Jun 30, 2025

Analis Tesla dan Apple Pangkas Target Harga Saham Akibat Dampak dari Tarif Trump

Default Featured Image

Salah satu penggemar terbesar Tesla Inc. dan Apple Inc. di Wall Street memangkas target harga untuk kedua saham tersebut pada hari Minggu setelah perkembangan terbaru.

Analis Wedbush Securities, Dan Ives, memangkas target harga untuk saham Tesla sebesar 43% dari $550 menjadi $315, karena tarif dan peran pemangkasan biaya yang kontroversial dari Chief Executive Elon Musk dengan Pemerintahan Trump.
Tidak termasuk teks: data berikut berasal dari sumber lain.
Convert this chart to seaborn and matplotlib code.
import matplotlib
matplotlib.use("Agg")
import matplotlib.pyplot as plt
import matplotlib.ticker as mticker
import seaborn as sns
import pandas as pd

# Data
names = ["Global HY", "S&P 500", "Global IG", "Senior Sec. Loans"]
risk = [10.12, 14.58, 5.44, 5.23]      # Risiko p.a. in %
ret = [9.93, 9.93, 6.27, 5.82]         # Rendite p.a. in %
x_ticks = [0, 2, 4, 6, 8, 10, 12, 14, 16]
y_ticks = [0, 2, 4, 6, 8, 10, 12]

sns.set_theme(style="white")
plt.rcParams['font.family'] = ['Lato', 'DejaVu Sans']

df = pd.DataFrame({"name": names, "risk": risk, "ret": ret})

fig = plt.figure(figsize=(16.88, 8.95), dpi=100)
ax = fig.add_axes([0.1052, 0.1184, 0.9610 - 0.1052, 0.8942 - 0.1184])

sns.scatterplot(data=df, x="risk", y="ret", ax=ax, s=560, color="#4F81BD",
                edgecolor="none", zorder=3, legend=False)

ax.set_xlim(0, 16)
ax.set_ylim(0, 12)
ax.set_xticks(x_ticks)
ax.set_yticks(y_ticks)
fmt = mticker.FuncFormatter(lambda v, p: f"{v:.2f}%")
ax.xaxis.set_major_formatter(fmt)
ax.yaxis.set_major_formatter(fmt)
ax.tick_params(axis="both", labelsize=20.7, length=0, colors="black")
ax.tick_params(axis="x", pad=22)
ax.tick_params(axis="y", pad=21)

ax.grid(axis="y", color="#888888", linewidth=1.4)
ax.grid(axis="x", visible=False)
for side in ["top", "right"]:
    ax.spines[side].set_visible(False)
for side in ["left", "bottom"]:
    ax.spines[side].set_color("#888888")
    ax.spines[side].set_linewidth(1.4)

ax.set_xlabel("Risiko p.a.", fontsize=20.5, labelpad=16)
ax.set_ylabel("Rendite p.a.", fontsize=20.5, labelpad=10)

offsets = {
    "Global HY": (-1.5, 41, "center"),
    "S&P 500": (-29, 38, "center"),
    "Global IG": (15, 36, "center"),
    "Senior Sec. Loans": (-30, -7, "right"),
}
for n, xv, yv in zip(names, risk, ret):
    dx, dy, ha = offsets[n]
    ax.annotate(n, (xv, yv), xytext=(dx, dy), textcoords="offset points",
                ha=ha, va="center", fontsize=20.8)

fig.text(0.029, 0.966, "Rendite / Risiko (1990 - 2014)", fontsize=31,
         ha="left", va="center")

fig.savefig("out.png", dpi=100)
Pengiriman Tesla anjlok pada kuartal pertama, dan akhir pekan lalu terjadi demonstrasi besar-besaran di ruang pamer Tesla yang memprotes tindakan Musk. Saham Tesla turun sekitar 15% pada hari Kamis dan Jumat, dan telah turun lebih dari 40% sejak awal tahun.

“Situasi ini tidak berkelanjutan dan merek Tesla semakin hari semakin menderita sebagai simbol politik,” tulis Ives. 
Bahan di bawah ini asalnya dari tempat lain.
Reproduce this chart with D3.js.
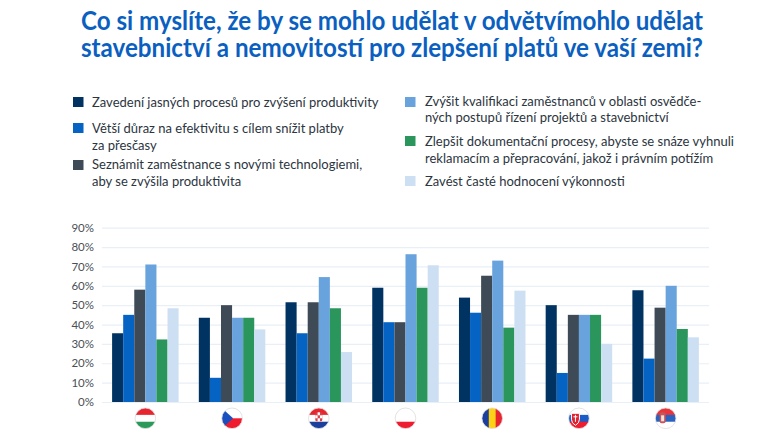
<!DOCTYPE html>
<html><head><meta charset="utf-8">
<script src="https://cdnjs.cloudflare.com/ajax/libs/d3/7.8.5/d3.min.js"></script>
<style>html,body{margin:0;padding:0;background:#fff}svg{display:block;font-family:Lato,sans-serif}</style>
</head><body><svg id="c" width="780" height="438"></svg>
<script>
const titleLines=["Co si myslíte, že by se mohlo udělat v odvětvímohlo udělat","stavebnictví a nemovitostí pro zlepšení platů ve vaší zemi?"];
const countries=["Maďarsko","Česko","Chorvatsko","Polsko","Rumunsko","Slovensko","Srbsko"];
const seriesNames=["Zavedení jasných procesů pro zvýšení produktivity","Větší důraz na efektivitu s cílem snížit platby za přesčasy","Seznámit zaměstnance s novými technologiemi, aby se zvýšila produktivita","Zvýšit kvalifikaci zaměstnanců v oblasti osvědčených postupů řízení projektů a stavebnictví","Zlepšit dokumentační procesy, abyste se snáze vyhnuli reklamacím a přepracování, jakož i právním potížím","Zavést časté hodnocení výkonnosti"];
const legendLines=[["Zavedení jasných procesů pro zvýšení produktivity"],["Větší důraz na efektivitu s cílem snížit platby","za přesčasy"],["Seznámit zaměstnance s novými technologiemi,","aby se zvýšila produktivita"],["Zvýšit kvalifikaci zaměstnanců v oblasti osvědče-","ných postupů řízení projektů a stavebnictví"],["Zlepšit dokumentační procesy, abyste se snáze vyhnuli","reklamacím a přepracování, jakož i právním potížím"],["Zavést časté hodnocení výkonnosti"]];
const colors=["#003262","#0563c4","#3e4a56","#68a3de","#2a965c","#cde0f3"];
const s1=[35.5,43.5,51.5,59,53.9,50,57.7];
const s2=[45,12.5,35.5,41.2,46.1,15,22.4];
const s3=[58,50,51.5,41.2,65.2,45,48.7];
const s4=[71,43.5,64.5,76.3,73,45,60];
const s5=[32.3,43.5,48.4,59,38.4,45,37.7];
const s6=[48.4,37.5,25.8,70.6,57.5,30,33.4];
const series=[s1,s2,s3,s4,s5,s6];
const yTicks=[0,10,20,30,40,50,60,70,80,90];

const svg=d3.select("#c");
const tc="#0a5fc0";
svg.selectAll("text.t").data(titleLines).join("text").attr("class","t")
 .attr("x",392).attr("y",(d,i)=>[30,57][i]).attr("text-anchor","middle")
 .attr("font-size",26).attr("font-weight",700).attr("fill",tc)
 .text(d=>d).attr("textLength",622).attr("lengthAdjust","spacingAndGlyphs");

const legendPos=[[73,102,92,[107]],[73,128,92,[133,150]],[73,165,92,[169,186]],[405,102,425,[106,122]],[405,141,425,[146,163]],[405,181,425,[186]]];
legendLines.forEach((lines,i)=>{
 const [mx,my,tx,ys]=legendPos[i];
 svg.append("rect").attr("x",mx).attr("y",my-5).attr("width",10.5).attr("height",10).attr("fill",colors[i]);
 lines.forEach((l,j)=>svg.append("text").attr("x",tx).attr("y",ys[j]).attr("font-size",13).attr("fill","#2c3540").text(l));
});

const x=d3.scaleBand().domain(countries).range([102,709]).paddingInner(0.233).paddingOuter(0.1165);
const x1=d3.scaleBand().domain(d3.range(6)).range([0,x.bandwidth()]);
const y=d3.scaleLinear().domain([0,90]).range([402,227.7]);

svg.append("g").attr("transform","translate(102,0)")
 .call(d3.axisLeft(y).tickValues(yTicks).tickFormat(d=>d+"%").tickSize(-607).tickPadding(8))
 .call(g=>g.select(".domain").remove())
 .call(g=>g.selectAll("line").attr("stroke","#e8eff7").attr("stroke-width",1.2))
 .call(g=>g.selectAll("text").attr("font-family","Lato").attr("font-size",11.5).attr("fill","#4a4f55"));

series.forEach((vals,si)=>{
 svg.append("g").selectAll("rect").data(vals).join("rect")
  .attr("x",(d,i)=>x(countries[i])+x1(si)).attr("width",x1.bandwidth())
  .attr("y",d=>y(d)).attr("height",d=>y(0)-y(d)).attr("fill",colors[si]);
});

// flags: horizontal stripes as [fraction, colour], or vertical stripes
const flagH={"Maďarsko":["#e8252f","#ffffff","#2a9a5a"],"Chorvatsko":["#e8252f","#ffffff","#1c3f9c"],"Polsko":["#ffffff","#ffffff","#ee1c2e"].slice(0),"Slovensko":["#ffffff","#1a5cc8","#ee1c2e"],"Srbsko":["#e8343a","#2a62c0","#ffffff"]};
const flagV={"Rumunsko":["#1c3f9c","#fcd116","#e8252f"]};
const defs=svg.append("defs");
const r=10.3,fy=418.3;
countries.forEach((c,i)=>{
 const cx=x(c)+x.bandwidth()/2;
 defs.append("clipPath").attr("id","f"+i).append("circle").attr("cx",cx).attr("cy",fy).attr("r",r);
 const g=svg.append("g").attr("clip-path",`url(#f${i})`);
 g.append("rect").attr("x",cx-r).attr("y",fy-r).attr("width",2*r).attr("height",2*r).attr("fill","#fff");
 if(flagH[c]) flagH[c].forEach((col,k)=>g.append("rect").attr("x",cx-r).attr("y",fy-r+k*2*r/3).attr("width",2*r).attr("height",2*r/3+.3).attr("fill",col));
 if(flagV[c]) flagV[c].forEach((col,k)=>g.append("rect").attr("x",cx-r+k*2*r/3).attr("y",fy-r).attr("width",2*r/3+.3).attr("height",2*r).attr("fill",col));
 if(c==="Česko"){
  g.append("rect").attr("x",cx-r).attr("y",fy).attr("width",2*r).attr("height",r).attr("fill","#ee1c2e");
  g.append("path").attr("d",d3.line()([[cx-r,fy-r],[cx+1,fy],[cx-r,fy+r]])).attr("fill","#1a4fc0");
 }
 if(c==="Chorvatsko"){
  g.append("rect").attr("x",cx-3.5).attr("y",fy-6).attr("width",7).attr("height",9).attr("rx",1.5).attr("fill","#d8404a");
  [0,1,2].forEach(a=>[0,1,2].forEach(b=>{if((a+b)%2)g.append("rect").attr("x",cx-3.5+a*2.33).attr("y",fy-6+b*3).attr("width",2.33).attr("height",3).attr("fill","#fff");}));
 }
 if(c==="Slovensko"){
  g.append("path").attr("d",`M${cx-7.5},${fy-5}h8v6q0,4 -4,6q-4,-2 -4,-6z`).attr("fill","#e02230").attr("stroke","#fff").attr("stroke-width",1);
  g.append("path").attr("d",`M${cx-3.5},${fy-3.5}v7M${cx-5.5},${fy-1.5}h4`).attr("stroke","#fff").attr("stroke-width",1);
 }
 if(c==="Srbsko"){
  g.append("rect").attr("x",cx-6).attr("y",fy-6).attr("width",6).attr("height",11).attr("rx",2).attr("fill","#c8555a");
  g.append("rect").attr("x",cx-4.5).attr("y",fy-3).attr("width",3).attr("height",6).attr("fill","#f1e2d8");
 }
 svg.append("circle").attr("cx",cx).attr("cy",fy).attr("r",r).attr("fill","none").attr("stroke","#dcdcdc").attr("stroke-width",.8);
});
</script></body></html>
> “Pandangan bullish kami yang sudah berlangsung lama terhadap Tesla tetap ada, tetapi tidak dapat disangkal bahwa ini adalah momen kebenaran yang sangat penting bagi Musk untuk membalikkan keadaan… atau hari-hari yang lebih gelap akan datang.”

Ives menyerukan agar Musk “melangkah maju, membaca situasi, dan menjadi pemimpin.”
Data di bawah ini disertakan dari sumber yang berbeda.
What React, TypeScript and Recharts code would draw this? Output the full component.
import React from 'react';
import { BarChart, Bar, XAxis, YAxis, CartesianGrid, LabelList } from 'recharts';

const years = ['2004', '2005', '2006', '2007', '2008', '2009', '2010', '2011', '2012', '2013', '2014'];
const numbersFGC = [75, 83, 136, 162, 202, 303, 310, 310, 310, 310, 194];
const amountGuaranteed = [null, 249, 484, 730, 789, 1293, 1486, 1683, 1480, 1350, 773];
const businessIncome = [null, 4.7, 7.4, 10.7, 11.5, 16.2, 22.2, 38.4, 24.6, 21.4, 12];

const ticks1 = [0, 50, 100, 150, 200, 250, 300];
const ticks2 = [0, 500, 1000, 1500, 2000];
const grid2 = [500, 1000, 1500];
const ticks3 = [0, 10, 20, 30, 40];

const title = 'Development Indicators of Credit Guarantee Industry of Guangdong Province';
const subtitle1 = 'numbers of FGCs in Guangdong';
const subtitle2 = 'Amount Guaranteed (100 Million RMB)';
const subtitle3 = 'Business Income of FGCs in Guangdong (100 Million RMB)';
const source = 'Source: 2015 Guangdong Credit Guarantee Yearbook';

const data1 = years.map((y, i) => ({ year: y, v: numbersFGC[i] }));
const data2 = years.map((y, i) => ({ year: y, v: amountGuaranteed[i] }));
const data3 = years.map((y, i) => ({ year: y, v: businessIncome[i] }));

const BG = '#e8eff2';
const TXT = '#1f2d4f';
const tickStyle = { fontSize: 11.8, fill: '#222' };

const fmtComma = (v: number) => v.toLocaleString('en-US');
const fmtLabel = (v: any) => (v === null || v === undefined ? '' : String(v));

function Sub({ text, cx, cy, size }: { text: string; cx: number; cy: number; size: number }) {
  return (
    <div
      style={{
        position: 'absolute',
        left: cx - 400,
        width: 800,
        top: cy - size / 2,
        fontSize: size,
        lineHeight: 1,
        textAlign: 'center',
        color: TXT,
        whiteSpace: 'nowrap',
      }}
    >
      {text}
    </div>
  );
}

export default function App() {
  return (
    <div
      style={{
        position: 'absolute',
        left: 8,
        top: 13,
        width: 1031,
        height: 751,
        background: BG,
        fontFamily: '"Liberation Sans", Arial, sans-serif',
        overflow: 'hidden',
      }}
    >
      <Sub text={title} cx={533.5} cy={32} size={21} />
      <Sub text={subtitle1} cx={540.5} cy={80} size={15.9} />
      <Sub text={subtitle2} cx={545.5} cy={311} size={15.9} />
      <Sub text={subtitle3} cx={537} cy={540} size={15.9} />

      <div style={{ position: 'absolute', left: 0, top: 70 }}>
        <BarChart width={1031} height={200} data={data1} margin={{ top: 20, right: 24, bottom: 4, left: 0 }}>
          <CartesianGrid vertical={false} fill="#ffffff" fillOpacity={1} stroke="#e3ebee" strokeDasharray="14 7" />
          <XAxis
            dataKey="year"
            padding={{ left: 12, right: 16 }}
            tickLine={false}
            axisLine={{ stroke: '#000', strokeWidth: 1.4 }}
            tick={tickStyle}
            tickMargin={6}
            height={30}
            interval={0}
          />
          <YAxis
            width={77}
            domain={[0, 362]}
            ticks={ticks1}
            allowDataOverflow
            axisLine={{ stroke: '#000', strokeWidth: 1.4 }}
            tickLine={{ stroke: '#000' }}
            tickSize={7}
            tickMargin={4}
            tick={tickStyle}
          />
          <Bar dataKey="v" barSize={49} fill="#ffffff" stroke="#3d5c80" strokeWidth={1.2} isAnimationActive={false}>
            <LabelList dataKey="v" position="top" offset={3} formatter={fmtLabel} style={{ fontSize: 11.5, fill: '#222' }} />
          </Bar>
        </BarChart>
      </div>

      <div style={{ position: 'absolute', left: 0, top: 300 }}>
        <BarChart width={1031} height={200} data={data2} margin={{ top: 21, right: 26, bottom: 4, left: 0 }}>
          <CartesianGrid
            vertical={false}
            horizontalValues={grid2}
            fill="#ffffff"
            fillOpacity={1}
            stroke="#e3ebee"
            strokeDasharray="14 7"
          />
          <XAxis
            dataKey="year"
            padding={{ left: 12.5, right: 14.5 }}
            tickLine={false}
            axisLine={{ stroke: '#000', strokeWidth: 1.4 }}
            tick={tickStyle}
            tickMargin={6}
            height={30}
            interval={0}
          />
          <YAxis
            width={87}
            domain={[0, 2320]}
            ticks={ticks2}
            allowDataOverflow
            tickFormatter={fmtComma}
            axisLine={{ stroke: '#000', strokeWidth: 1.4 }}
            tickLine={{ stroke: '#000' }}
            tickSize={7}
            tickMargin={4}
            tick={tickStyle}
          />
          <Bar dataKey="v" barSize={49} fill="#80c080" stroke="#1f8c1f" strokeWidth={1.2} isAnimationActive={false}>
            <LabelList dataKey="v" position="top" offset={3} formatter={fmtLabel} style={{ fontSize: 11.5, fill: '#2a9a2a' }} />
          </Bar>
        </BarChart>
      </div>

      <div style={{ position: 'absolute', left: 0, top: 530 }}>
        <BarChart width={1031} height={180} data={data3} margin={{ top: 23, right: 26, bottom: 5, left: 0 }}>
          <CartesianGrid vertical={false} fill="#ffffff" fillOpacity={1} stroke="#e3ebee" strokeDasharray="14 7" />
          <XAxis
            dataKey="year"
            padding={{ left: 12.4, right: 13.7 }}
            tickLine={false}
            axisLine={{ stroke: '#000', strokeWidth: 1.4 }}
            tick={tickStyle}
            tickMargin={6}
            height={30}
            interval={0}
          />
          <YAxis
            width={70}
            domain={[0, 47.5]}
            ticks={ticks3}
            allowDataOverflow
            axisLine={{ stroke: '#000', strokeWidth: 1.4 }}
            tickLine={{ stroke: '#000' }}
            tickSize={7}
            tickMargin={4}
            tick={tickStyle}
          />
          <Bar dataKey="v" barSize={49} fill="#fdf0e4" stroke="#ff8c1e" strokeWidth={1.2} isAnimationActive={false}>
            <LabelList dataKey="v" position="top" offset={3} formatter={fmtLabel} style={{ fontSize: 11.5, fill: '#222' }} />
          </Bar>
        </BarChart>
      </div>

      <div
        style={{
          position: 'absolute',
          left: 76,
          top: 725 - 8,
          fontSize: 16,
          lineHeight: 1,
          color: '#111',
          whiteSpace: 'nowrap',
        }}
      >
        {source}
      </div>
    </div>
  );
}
Dia juga mengatakan bahwa tarif tinggi yang diberlakukan minggu lalu oleh pemerintahan Trump akan merugikan penjualan Tesla di China, dan itu dikombinasikan dengan reaksi politik Musk.

> “Kami sekarang memperkirakan Tesla telah kehilangan/menghancurkan setidaknya 10% dari basis pelanggan di masa depan secara global berdasarkan masalah merek yang dibuat sendiri, dan ini bisa menjadi perkiraan yang konservatif.”

Sementara itu, Ives menurunkan target harga Apple sebesar 20%, dari $325 menjadi $250, mengutip dampak dari tarif Trump.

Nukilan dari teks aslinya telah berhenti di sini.